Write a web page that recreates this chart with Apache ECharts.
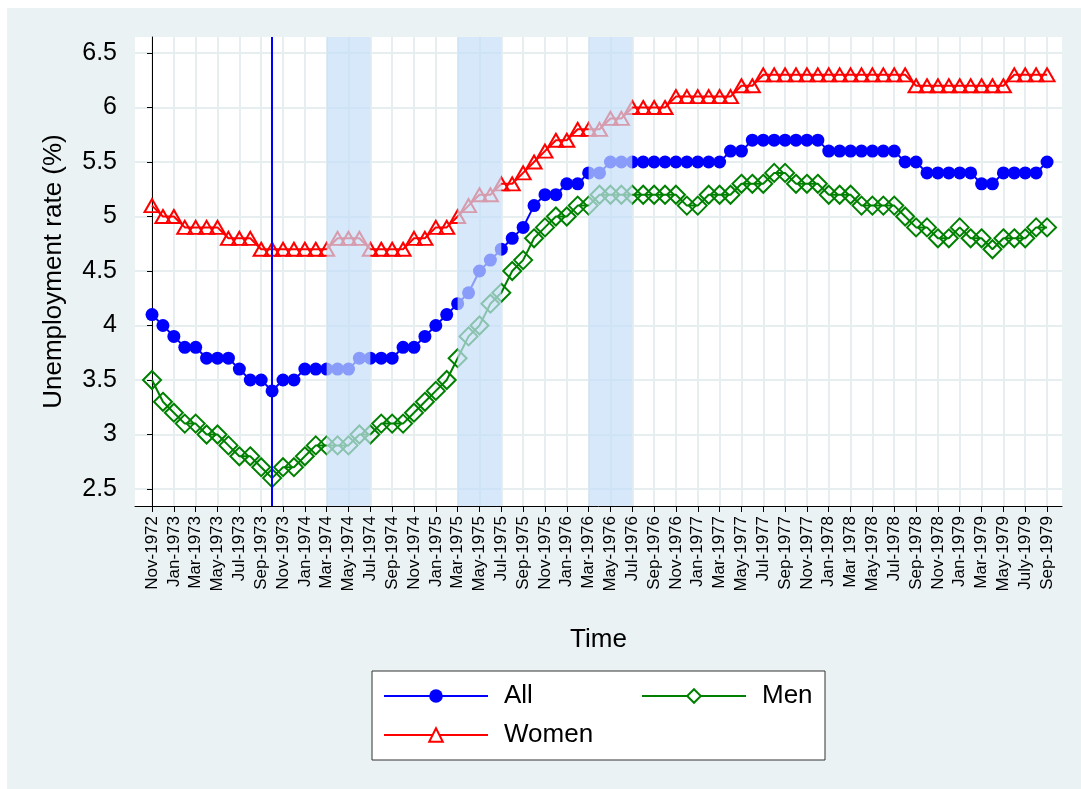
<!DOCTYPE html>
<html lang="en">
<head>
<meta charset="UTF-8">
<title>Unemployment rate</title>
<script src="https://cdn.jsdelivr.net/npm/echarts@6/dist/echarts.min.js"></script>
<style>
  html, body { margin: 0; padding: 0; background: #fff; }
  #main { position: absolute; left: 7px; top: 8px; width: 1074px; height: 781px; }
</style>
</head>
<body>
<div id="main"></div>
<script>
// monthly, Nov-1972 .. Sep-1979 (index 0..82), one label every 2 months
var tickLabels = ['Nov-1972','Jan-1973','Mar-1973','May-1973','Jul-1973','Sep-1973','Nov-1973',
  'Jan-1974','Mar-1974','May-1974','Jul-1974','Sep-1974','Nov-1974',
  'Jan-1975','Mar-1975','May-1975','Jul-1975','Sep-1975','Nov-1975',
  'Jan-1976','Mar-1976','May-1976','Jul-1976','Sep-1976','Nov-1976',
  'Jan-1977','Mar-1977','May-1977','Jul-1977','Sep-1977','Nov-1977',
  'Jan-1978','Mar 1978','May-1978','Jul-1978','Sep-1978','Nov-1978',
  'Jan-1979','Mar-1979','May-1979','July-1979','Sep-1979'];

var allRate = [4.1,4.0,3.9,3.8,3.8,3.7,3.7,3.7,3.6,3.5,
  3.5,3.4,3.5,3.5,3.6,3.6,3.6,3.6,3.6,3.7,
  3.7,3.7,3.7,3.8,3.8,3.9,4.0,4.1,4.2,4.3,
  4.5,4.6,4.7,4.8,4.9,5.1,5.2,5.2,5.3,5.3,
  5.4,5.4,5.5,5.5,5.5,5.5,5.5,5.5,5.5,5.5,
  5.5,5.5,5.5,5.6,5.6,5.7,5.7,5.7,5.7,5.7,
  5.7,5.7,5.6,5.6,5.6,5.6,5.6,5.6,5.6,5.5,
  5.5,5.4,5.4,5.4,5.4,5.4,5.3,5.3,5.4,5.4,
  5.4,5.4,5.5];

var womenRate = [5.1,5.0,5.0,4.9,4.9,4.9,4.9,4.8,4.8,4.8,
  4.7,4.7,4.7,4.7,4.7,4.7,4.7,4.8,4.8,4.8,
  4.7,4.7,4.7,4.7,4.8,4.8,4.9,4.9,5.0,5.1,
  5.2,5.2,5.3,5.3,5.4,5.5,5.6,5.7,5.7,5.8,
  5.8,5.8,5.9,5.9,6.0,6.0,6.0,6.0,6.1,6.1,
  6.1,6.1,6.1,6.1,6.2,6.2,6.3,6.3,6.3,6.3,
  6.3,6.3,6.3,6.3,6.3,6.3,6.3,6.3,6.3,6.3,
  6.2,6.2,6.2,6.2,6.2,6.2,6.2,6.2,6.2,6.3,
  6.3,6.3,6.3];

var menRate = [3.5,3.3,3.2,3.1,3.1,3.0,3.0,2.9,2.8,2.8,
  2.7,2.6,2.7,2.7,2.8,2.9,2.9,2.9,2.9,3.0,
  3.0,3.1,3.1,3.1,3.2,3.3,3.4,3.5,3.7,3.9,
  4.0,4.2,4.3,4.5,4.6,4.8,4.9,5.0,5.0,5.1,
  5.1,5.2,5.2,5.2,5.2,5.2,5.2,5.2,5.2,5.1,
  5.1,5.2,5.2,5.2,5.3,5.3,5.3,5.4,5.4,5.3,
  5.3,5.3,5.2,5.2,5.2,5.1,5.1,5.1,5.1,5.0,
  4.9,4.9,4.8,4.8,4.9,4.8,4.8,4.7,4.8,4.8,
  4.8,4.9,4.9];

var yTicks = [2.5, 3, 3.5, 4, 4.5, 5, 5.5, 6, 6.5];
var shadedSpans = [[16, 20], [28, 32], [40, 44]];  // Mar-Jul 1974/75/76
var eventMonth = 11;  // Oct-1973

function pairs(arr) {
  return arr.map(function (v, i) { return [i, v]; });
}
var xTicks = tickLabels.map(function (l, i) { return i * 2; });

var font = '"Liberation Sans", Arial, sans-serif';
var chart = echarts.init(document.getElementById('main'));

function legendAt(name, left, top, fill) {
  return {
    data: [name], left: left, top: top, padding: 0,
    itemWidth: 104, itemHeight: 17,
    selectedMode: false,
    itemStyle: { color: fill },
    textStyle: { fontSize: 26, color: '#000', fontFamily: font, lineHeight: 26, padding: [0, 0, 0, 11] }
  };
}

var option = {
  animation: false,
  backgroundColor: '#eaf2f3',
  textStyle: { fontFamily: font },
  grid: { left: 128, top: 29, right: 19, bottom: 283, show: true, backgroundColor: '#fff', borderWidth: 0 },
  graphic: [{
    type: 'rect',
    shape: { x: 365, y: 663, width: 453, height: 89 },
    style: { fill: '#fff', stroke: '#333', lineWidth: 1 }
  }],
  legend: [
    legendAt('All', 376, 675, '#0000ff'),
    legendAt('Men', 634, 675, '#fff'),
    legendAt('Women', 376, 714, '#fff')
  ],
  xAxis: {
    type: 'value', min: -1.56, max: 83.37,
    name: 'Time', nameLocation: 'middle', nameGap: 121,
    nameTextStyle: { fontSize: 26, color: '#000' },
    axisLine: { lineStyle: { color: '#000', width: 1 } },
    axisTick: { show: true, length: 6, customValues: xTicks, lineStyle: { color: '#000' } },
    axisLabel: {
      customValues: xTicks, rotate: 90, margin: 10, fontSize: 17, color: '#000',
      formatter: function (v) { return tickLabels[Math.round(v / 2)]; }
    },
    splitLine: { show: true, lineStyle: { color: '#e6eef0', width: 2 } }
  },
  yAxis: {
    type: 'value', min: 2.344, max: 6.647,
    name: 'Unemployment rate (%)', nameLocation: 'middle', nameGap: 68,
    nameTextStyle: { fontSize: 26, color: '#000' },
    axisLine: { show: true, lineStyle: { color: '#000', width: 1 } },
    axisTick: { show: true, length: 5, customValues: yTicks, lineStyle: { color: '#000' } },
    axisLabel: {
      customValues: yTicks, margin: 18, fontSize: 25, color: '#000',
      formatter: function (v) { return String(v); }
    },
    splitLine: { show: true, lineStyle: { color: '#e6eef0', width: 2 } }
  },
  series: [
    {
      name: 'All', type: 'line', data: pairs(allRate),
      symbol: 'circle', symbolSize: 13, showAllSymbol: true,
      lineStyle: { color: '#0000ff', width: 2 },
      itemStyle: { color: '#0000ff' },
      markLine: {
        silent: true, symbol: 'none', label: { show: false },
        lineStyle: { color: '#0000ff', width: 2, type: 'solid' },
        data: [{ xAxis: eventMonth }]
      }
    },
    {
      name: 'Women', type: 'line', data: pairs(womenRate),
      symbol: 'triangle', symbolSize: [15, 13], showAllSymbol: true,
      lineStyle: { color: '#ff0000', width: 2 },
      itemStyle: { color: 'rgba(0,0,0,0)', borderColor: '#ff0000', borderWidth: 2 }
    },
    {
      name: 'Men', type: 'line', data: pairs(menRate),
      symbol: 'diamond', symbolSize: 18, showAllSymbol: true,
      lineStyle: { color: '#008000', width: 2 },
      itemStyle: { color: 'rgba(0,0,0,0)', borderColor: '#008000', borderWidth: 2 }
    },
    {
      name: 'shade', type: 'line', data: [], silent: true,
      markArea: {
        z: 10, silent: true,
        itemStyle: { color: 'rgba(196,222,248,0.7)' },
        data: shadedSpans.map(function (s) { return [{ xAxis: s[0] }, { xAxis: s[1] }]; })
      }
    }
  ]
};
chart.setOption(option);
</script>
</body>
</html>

______

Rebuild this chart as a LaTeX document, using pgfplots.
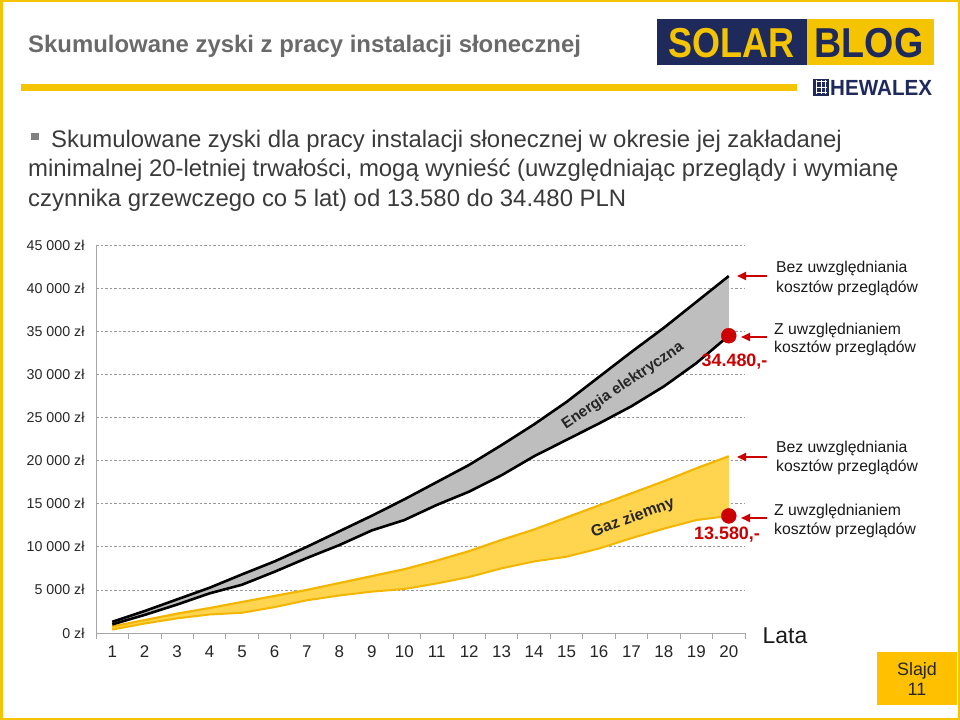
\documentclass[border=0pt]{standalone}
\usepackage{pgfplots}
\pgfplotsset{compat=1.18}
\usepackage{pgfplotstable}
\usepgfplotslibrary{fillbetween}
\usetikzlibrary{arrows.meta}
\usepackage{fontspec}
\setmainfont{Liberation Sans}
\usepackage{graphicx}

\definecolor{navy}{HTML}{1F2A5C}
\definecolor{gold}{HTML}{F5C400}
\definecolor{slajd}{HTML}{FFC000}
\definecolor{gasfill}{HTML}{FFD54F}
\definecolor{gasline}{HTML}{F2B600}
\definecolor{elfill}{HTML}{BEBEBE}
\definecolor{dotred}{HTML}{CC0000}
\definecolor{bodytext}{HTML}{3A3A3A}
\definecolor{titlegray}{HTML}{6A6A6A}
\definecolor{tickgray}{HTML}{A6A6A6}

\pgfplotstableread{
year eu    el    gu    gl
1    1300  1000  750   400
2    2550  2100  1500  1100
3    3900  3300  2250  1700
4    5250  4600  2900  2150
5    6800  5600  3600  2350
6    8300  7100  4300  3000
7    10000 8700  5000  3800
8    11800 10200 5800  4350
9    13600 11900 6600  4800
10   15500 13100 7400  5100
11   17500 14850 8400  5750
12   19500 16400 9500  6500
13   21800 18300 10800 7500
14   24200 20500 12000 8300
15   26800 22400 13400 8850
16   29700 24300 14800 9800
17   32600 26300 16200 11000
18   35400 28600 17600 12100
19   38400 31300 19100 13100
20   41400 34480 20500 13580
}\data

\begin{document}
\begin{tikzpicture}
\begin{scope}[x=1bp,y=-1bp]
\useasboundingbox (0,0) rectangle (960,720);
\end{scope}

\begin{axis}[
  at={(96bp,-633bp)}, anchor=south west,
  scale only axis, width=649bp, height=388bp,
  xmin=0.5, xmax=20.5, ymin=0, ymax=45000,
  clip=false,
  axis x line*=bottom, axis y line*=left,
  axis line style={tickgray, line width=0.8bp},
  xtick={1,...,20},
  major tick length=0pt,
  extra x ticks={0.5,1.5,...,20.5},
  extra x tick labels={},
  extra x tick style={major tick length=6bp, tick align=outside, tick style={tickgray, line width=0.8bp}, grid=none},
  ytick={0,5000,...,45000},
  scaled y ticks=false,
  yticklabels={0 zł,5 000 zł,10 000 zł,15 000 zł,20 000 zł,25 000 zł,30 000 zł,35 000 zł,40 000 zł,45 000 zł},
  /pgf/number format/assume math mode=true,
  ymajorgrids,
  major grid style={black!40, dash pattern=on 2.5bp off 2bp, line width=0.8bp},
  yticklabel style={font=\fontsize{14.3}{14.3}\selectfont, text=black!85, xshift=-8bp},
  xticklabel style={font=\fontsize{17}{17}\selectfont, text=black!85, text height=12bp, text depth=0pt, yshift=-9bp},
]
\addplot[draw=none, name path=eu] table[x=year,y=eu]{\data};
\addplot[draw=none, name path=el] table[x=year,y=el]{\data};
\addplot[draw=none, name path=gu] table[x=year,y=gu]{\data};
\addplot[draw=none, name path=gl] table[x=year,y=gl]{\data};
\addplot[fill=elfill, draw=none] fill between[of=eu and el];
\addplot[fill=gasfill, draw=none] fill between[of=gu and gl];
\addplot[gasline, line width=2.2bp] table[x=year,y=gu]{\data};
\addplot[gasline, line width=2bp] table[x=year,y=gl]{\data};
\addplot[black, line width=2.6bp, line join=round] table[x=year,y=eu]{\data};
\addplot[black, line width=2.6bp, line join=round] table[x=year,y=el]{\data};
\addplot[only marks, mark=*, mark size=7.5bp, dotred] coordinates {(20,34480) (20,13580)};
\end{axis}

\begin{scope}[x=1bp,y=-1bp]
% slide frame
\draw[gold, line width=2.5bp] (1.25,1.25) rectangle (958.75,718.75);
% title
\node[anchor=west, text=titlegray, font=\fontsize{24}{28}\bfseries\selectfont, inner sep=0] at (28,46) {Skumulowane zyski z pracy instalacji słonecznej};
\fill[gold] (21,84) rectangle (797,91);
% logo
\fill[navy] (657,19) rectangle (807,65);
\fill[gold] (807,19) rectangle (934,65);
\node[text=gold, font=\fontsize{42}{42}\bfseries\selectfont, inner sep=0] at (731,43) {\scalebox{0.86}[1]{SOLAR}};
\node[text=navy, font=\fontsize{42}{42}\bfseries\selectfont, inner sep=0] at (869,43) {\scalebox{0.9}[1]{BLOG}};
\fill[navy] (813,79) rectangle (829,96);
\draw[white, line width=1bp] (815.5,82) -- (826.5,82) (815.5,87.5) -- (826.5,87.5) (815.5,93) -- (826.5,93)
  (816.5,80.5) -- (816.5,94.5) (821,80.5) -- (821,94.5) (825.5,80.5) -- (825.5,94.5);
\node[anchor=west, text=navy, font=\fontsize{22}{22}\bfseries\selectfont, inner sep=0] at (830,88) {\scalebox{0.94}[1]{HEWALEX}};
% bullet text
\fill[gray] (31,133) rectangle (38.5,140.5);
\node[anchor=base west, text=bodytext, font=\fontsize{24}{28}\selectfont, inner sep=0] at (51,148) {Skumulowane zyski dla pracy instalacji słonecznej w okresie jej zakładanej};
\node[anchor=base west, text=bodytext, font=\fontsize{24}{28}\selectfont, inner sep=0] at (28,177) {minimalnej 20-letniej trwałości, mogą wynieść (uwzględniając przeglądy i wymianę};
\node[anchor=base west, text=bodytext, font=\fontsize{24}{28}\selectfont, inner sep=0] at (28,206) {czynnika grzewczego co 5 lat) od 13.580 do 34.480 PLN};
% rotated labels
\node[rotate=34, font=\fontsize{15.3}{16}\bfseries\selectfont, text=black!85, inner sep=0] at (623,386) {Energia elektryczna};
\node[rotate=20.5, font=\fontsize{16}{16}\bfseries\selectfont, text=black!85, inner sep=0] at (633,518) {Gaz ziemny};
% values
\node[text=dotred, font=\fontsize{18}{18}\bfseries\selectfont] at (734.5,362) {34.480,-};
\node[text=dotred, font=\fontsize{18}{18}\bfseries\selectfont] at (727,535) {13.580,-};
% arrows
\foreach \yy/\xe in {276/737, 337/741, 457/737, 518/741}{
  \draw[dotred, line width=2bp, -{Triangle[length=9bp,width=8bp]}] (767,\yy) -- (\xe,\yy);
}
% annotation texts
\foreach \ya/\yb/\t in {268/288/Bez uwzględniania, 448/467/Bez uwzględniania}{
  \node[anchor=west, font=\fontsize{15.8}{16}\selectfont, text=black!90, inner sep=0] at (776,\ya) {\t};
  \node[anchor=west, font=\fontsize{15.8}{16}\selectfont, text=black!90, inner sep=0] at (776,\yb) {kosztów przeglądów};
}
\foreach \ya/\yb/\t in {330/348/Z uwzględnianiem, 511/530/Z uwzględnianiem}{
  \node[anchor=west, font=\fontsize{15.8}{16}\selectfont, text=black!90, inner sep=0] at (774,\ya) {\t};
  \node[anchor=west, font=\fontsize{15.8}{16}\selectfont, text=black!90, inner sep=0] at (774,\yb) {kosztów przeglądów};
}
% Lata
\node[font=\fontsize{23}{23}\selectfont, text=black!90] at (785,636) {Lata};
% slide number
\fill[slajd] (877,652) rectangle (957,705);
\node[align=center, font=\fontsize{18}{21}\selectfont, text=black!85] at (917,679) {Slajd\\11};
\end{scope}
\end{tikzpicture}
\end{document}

______

• _Problem to solve_
Where a line holds "this", copy it out.

• _The response_
Write a web page that recreates this chart with Apache ECharts.
Rebuild this chart as a LaTeX document, using pgfplots.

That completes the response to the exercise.